— begin Supplied data —

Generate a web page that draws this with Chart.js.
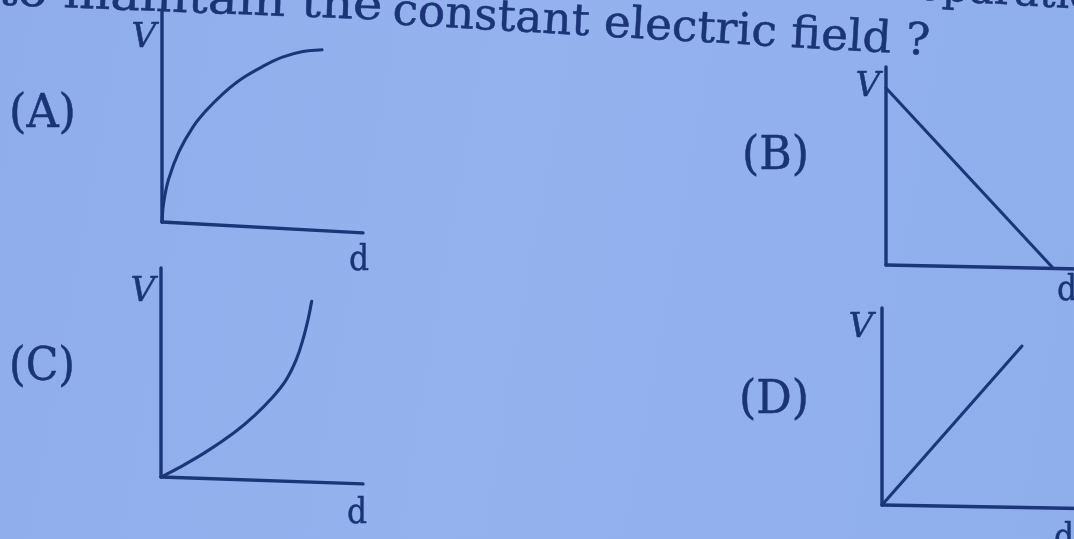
<!DOCTYPE html>
<html>
<head>
<meta charset="utf-8">
<script src="https://cdn.jsdelivr.net/npm/chart.js@4.4.1/dist/chart.umd.min.js"></script>
<style>
  html, body { margin:0; padding:0; width:1074px; height:539px; overflow:hidden; }
  body { background: linear-gradient(100deg, #8fadea 0%, #94b2ee 45%, #8eaeec 100%); position:relative; }
  #wrap { position:absolute; left:0; top:0; width:1074px; height:539px; filter: blur(0.4px); }
  canvas { position:absolute; }
  svg { position:absolute; left:0; top:0; pointer-events:none; }
  .serif { font-family: "DejaVu Serif", "Liberation Serif", serif; fill:#1a3476; stroke:#1a3476; stroke-width:0.5px; }
</style>
</head>
<body>
<div id="wrap">
  <canvas id="cA"></canvas>
  <canvas id="cB"></canvas>
  <canvas id="cC"></canvas>
  <canvas id="cD"></canvas>
  <svg id="txt" width="1074" height="539" xmlns="http://www.w3.org/2000/svg"></svg>
</div>
<script>
// ---------------- DATA (d and V in axis-length units) ----------------
const optionLabels = ["(A)", "(B)", "(C)", "(D)"];
const yAxisLabel = "V";
const xAxisLabel = "d";
const questionLeft = "to maintain the";
const questionRight = "constant electric field ?";
const prevLineFragment = "separation";

// (A) rising, saturating curve
const curveA_d = [0, 0.008, 0.033, 0.085, 0.153, 0.222, 0.307, 0.393, 0.496, 0.599, 0.701, 0.796];
const curveA_V = [0, 0.09, 0.204, 0.336, 0.451, 0.533, 0.614, 0.68, 0.738, 0.785, 0.812, 0.82];
// (B) straight line falling
const lineB_d = [0, 0.856];
const lineB_V = [0.894, -0.01];
// (C) rising, upward-curving
const curveC_d = [0, 0.09, 0.223, 0.363, 0.464, 0.55, 0.618, 0.669, 0.703, 0.729, 0.746];
const curveC_V = [0, 0.045, 0.12, 0.213, 0.295, 0.379, 0.462, 0.56, 0.659, 0.758, 0.841];
// (D) straight line through origin
const lineD_d = [0, 0.707];
const lineD_V = [0, 0.807];
// axis lines (the photographed d-axes sag slightly)
const axisDropA = -0.052, axisDropB = -0.02, axisDropC = -0.033, axisDropD = -0.018;

// ---------------- LAYOUT ----------------
const INK = "#1a3679";
const PAD = 20;
const layouts = {
  A: { ox:162, oy:222, ux:201, uy:210 },
  B: { ox:886, oy:265, ux:194, uy:198 },
  C: { ox:161, oy:477, ux:202, uy:209 },
  D: { ox:882, oy:505, ux:198, uy:197 }
};

function pts(xs, ys){ return xs.map((x,i)=>({x:x, y:ys[i]})); }

function makeChart(id, L, curve, drop, smooth){
  const c = document.getElementById(id);
  const w = L.ux + 2*PAD, h = L.uy + 2*PAD;
  c.width = w; c.height = h;
  c.style.left = (L.ox - PAD) + "px";
  c.style.top = (L.oy - L.uy - PAD) + "px";
  c.style.width = w + "px"; c.style.height = h + "px";
  const lineStyle = { showLine:true, pointRadius:0, borderColor:INK, backgroundColor:INK, fill:false, clip:false };
  return new Chart(c, {
    type:'scatter',
    data:{ datasets:[
      Object.assign({ data: pts([0,0],[0,1]), borderWidth:3.4 }, lineStyle),
      Object.assign({ data: pts([0,1],[0,drop]), borderWidth:3.4 }, lineStyle),
      Object.assign({ data: curve, borderWidth:3.1, tension: smooth ? 0.4 : 0 }, lineStyle)
    ]},
    options:{
      responsive:false, animation:false, devicePixelRatio:1,
      layout:{ padding:PAD },
      plugins:{ legend:{display:false}, tooltip:{enabled:false}, title:{display:false} },
      scales:{
        x:{ type:'linear', display:false, min:0, max:1 },
        y:{ type:'linear', display:false, min:0, max:1 }
      },
      elements:{ line:{ borderCapStyle:'round', borderJoinStyle:'round', capBezierPoints:false } }
    }
  });
}

makeChart('cA', layouts.A, pts(curveA_d, curveA_V), axisDropA, true);
makeChart('cB', layouts.B, pts(lineB_d, lineB_V), axisDropB, false);
makeChart('cC', layouts.C, pts(curveC_d, curveC_V), axisDropC, true);
makeChart('cD', layouts.D, pts(lineD_d, lineD_V), axisDropD, false);

// ---------------- TEXT ----------------
const NS = "http://www.w3.org/2000/svg";
const svg = document.getElementById('txt');
function addText(str, x, y, opts){
  const t = document.createElementNS(NS, 'text');
  t.setAttribute('x', x); t.setAttribute('y', y);
  t.setAttribute('class', 'serif');
  t.setAttribute('font-size', opts.size);
  if (opts.italic) t.setAttribute('font-style', 'italic');
  if (opts.anchor) t.setAttribute('text-anchor', opts.anchor);
  if (opts.len) { t.setAttribute('textLength', opts.len); t.setAttribute('lengthAdjust', 'spacingAndGlyphs'); }
  if (opts.rot) t.setAttribute('transform', opts.rot);
  t.textContent = str;
  svg.appendChild(t);
}
const ROT = "rotate(3.3 392 24)";
addText(questionLeft, -3, 20, { size:44, len:385, rot:"rotate(2.2 392 20)" });
addText(questionRight, 392, 24, { size:44, len:538, rot:ROT });
addText(prevLineFragment, 893, -31, { size:42, rot:ROT });

// option labels
addText(optionLabels[0], 9, 127, { size:46, len:67 });
addText(optionLabels[1], 742, 169, { size:46, len:67 });
addText(optionLabels[2], 9, 380, { size:46, len:66 });
addText(optionLabels[3], 739, 413, { size:46, len:70 });

// axis labels
addText(yAxisLabel, 156, 47, { size:34, italic:true, anchor:'end' });
addText(yAxisLabel, 880, 96, { size:34, italic:true, anchor:'end' });
addText(yAxisLabel, 155, 301, { size:34, italic:true, anchor:'end' });
addText(yAxisLabel, 873, 337, { size:34, italic:true, anchor:'end' });

addText(xAxisLabel, 349, 270, { size:36, len:20 });
addText(xAxisLabel, 1057, 300, { size:36, len:20 });
addText(xAxisLabel, 347, 523, { size:36, len:20 });
addText(xAxisLabel, 1054, 548, { size:36, len:20 });
</script>
</body>
</html>
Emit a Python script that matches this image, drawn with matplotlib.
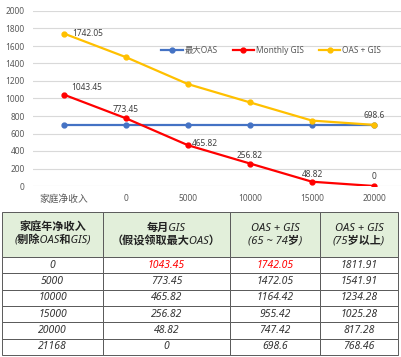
import matplotlib
matplotlib.use('Agg')
import matplotlib.pyplot as plt

plt.rcParams['font.family'] = ['Noto Sans', 'Noto Sans CJK SC', 'DejaVu Sans']

# chart data
categories = ['家庭净收入', '0', '5000', '10000', '15000', '20000']
oas_max = [698.6, 698.6, 698.6, 698.6, 698.6, 698.6]
monthly_gis = [1043.45, 773.45, 465.82, 256.82, 48.82, 0]
oas_plus_gis = [1742.05, 1472.05, 1164.42, 955.42, 747.42, 698.6]

# table data
table_header = ['家庭年净收入\n(剔除OAS和GIS)', '每月GIS\n（假设领取最大OAS）',
                'OAS + GIS\n(65 ~ 74岁)', 'OAS + GIS\n(75岁以上)']
income = ['0', '5000', '10000', '15000', '20000', '21168']
gis_col = ['1043.45', '773.45', '465.82', '256.82', '48.82', '0']
young_col = ['1742.05', '1472.05', '1164.42', '955.42', '747.42', '698.6']
old_col = ['1811.91', '1541.91', '1234.28', '1025.28', '817.28', '768.46']

fig = plt.figure(figsize=(4.01, 3.57), dpi=100)
ax = fig.add_axes([33 / 401, (357 - 186) / 357, 372 / 401, 175 / 357])

x = list(range(len(categories)))
ax.plot(x, oas_max, color='#4472C4', lw=1.6, marker='o', ms=3.5, label='最大OAS')
ax.plot(x, monthly_gis, color='#FF0000', lw=1.6, marker='o', ms=3.5, label='Monthly GIS')
ax.plot(x, oas_plus_gis, color='#FFC000', lw=1.6, marker='o', ms=3.5, label='OAS + GIS')

ax.set_xlim(-0.5, 5.5)
ax.set_ylim(0, 2000)
ax.set_yticks(range(0, 2001, 200))
ax.set_xticks(x)
ax.set_xticklabels(categories)
ax.tick_params(length=0, labelsize=6, colors='#595959')
ax.tick_params(axis='y', pad=6)
ax.tick_params(axis='x', pad=6)
ax.get_xticklabels()[0].set_fontsize(7)
ax.grid(axis='y', color='#d9d9d9', lw=0.8)
ax.set_axisbelow(True)
for s in ax.spines.values():
    s.set_visible(False)

lab = dict(fontsize=6, color='#404040', textcoords='offset points')
ax.annotate('1742.05', (0, oas_plus_gis[0]), xytext=(6, 0), ha='left', va='center', **lab)
ax.annotate('1043.45', (0, monthly_gis[0]), xytext=(5, 5), ha='left', va='center', **lab)
ax.annotate('773.45', (1, monthly_gis[1]), xytext=(0, 6), ha='center', va='center', **lab)
ax.annotate('465.82', (2, monthly_gis[2]), xytext=(3, 1), ha='left', va='center', **lab)
ax.annotate('256.82', (3, monthly_gis[3]), xytext=(0, 5.5), ha='center', va='center', **lab)
ax.annotate('48.82', (4, monthly_gis[4]), xytext=(0, 5.5), ha='center', va='center', **lab)
ax.annotate('0', (5, monthly_gis[5]), xytext=(0, 7), ha='center', va='center', **lab)
ax.annotate('698.6', (5, oas_plus_gis[5]), xytext=(0, 6.5), ha='center', va='center', **lab)

ax.legend(loc='center', bbox_to_anchor=(0.64, 0.777), ncol=3, frameon=False,
          fontsize=6, handlelength=2.6, columnspacing=1.8, handletextpad=0.2,
          labelcolor='#595959')

# table
tax = fig.add_axes([2 / 401, 2 / 357, 396 / 401, 143 / 357])
tax.axis('off')
rows = [list(r) for r in zip(income, gis_col, young_col, old_col)]
col_w = [101, 127, 90, 78]
tbl = tax.table(cellText=rows, colLabels=table_header, colWidths=[w / 396 for w in col_w],
                cellLoc='center', bbox=[0, 0, 1, 1])
tbl.auto_set_font_size(False)
for (r, c), cell in tbl.get_celld().items():
    cell.set_edgecolor('#5a5a5a')
    cell.set_linewidth(0.7)
    t = cell.get_text()
    if r == 0:
        cell.set_height(45)
        cell.set_facecolor('#E2EFDA')
        t.set_fontsize(8)
        t.set_fontweight('bold')
        t.set_fontstyle('italic')
        t.set_color('#222222')
        t.set_linespacing(1.15)
    else:
        cell.set_height(16.3)
        t.set_fontsize(7.5)
        t.set_fontstyle('italic')
        t.set_color('#333333')
        if r == 1 and c in (1, 2):
            t.set_color('#FF0000')
            t.set_fontweight('bold')

fig.savefig('out.png', dpi=100)
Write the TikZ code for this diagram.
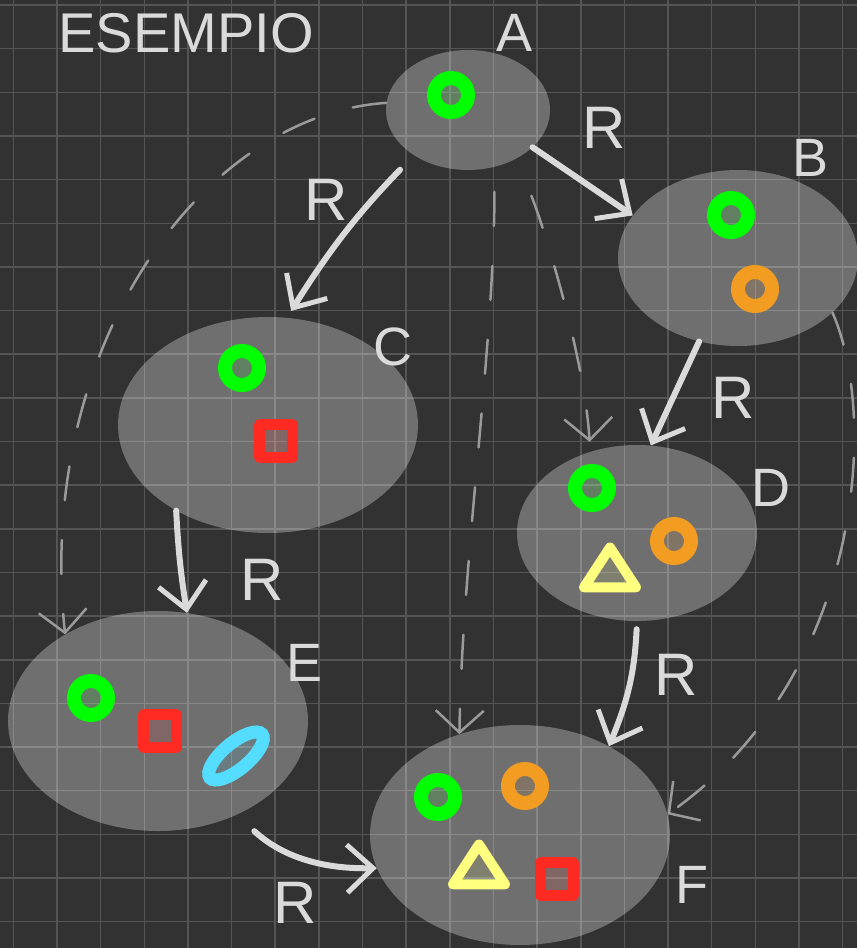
\documentclass[tikz,border=0pt]{standalone}
\usepackage{fontspec}
\setmainfont{Liberation Sans}
\usetikzlibrary{shapes.geometric,arrows.meta}
\definecolor{board}{HTML}{323232}
\definecolor{gridln}{HTML}{555555}
\definecolor{chalk}{HTML}{DADADA}
\definecolor{dashln}{HTML}{9A9A9A}
\definecolor{mkgreen}{HTML}{00FF00}
\definecolor{mkorange}{HTML}{F39C22}
\definecolor{mkred}{HTML}{FF2A22}
\definecolor{mkyellow}{HTML}{FFFF80}
\definecolor{mkcyan}{HTML}{55DDFF}
\tikzset{
  blob/.style={ellipse, fill=white, fill opacity=0.3, inner sep=0pt},
  ring/.style={circle, draw=#1, line width=14pt, fill=#1, fill opacity=0.12, minimum size=34pt, inner sep=0pt},
  sqmark/.style={rectangle, draw=mkred, line width=10.5pt, line join=round, fill=mkred, fill opacity=0.12, minimum size=33pt, inner sep=0pt},
  trimark/.style={regular polygon, regular polygon sides=3, draw=mkyellow, line width=10pt, line join=round, fill=mkyellow, fill opacity=0.12, minimum size=53pt, inner sep=0pt, xscale=1.13, transform shape},
  ovalmark/.style={ellipse, draw=mkcyan, line width=13pt, fill=mkcyan, fill opacity=0.12, minimum width=68pt, minimum height=26pt, inner sep=0pt, rotate=40},
  lbl/.style={text=chalk, font=\fontsize{54}{54}\selectfont, inner sep=0pt},
  rlbl/.style={text=chalk, font=\fontsize{60}{60}\selectfont, inner sep=0pt},
  rel/.style={draw=chalk, line width=6pt, line cap=round, -{Straight Barb[length=26pt,width=48pt,line width=5pt]}},
  hint/.style={draw=dashln, line width=2.5pt, line cap=round, dash pattern=on 34pt off 40pt, -{Straight Barb[length=22pt,width=48pt,line width=2.5pt]}},
}
\begin{document}
\begin{tikzpicture}[x=1pt, y=-1pt]
  \useasboundingbox (0,0) rectangle (857,948);
  \fill[board] (0,0) rectangle (857,948);
  % grid
  \foreach \k in {0,...,19}
    \draw[gridln, line width=1.5pt] ({13.3+43.65*\k},0) -- ({13.3+43.65*\k},948);
  \foreach \k in {0,...,21}
    \draw[gridln, line width=1.5pt] (0,{5+43.65*\k}) -- (857,{5+43.65*\k});
  % sets
  \node[blob, minimum width=164pt, minimum height=120pt] (A) at (468,110) {};
  \node[blob, minimum width=240pt, minimum height=176pt] (B) at (738,258) {};
  \node[blob, minimum width=300pt, minimum height=216pt] (C) at (268,425) {};
  \node[blob, minimum width=240pt, minimum height=176pt] (D) at (637,533) {};
  \node[blob, minimum width=300pt, minimum height=220pt] (E) at (158,721) {};
  \node[blob, minimum width=300pt, minimum height=220pt] (F) at (520,835) {};
  % elements
  \node[ring=mkgreen] (gA) at (451,95) {};
  \node[ring=mkgreen] (gB) at (731,215) {};
  \node[ring=mkorange] (oB) at (755,289) {};
  \node[ring=mkgreen] (gC) at (242,368) {};
  \node[sqmark] (rC) at (276,441) {};
  \node[ring=mkgreen] (gD) at (592,488) {};
  \node[ring=mkorange] (oD) at (674,541) {};
  \node[trimark] (yD) at (610,574) {};
  \node[ring=mkgreen] (gE) at (91,698) {};
  \node[sqmark] (rE) at (160,731) {};
  \node[ovalmark] (cE) at (236,756) {};
  \node[ring=mkgreen] (gF) at (438,797) {};
  \node[ring=mkorange] (oF) at (525,786) {};
  \node[trimark] (yF) at (479,871) {};
  \node[sqmark] (rF) at (557,879) {};
  % names
  \node[lbl, font=\fontsize{56}{56}\selectfont] (title) at (186,33) {ESEMPIO};
  \node[lbl] (labA) at (515,33) {A};
  \node[lbl] (labB) at (810,158) {B};
  \node[lbl] (labC) at (393,347) {C};
  \node[lbl] (labD) at (771,488) {D};
  \node[lbl] (labE) at (305,663) {E};
  \node[lbl] (labF) at (692,885) {F};
  % relation steps
  \draw[rel] (A.-30) -- (B.158);
  \draw[rel, shorten <=20pt, shorten >=8pt] (A.220) to[bend right=6] (C.80);
  \draw[rel] (B.245) -- (D.81);
  \draw[rel] (C.223) to[bend right=3] (E.75);
  \draw[rel, shorten <=8pt] (D.270) to[bend left=10] (F.45);
  \draw[rel, shorten <=24pt] (E.-50) to[bend right=22] (F.193);
  \node[rlbl] (rAB) at (604,128) {R};
  \node[rlbl] (rAC) at (326,200) {R};
  \node[rlbl] (rBD) at (733,398) {R};
  \node[rlbl] (rCE) at (262,580) {R};
  \node[rlbl] (rDF) at (676,675) {R};
  \node[rlbl] (rEF) at (295,903) {R};
  % closure (dashed)
  \draw[hint] (A.175) .. controls (200,115) and (35,350) .. (E.137);
  \draw[hint, shorten <=25pt] (A.-65) .. controls (494,350) and (462,560) .. (F.121);
  \draw[hint, shorten <=40pt, shorten >=10pt] (A.-45) .. controls (545,230) and (585,360) .. (D.120);
  \draw[hint] (B.-30) .. controls (880,420) and (860,680) .. (F.8);
\end{tikzpicture}
\end{document}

— end Supplied data —

*Task statement*. Review the preceding data and report every line that includes the string "this".

*Task output*.
Generate a web page that draws this with Chart.js.
Emit a Python script that matches this image, drawn with matplotlib.
Write the TikZ code for this diagram.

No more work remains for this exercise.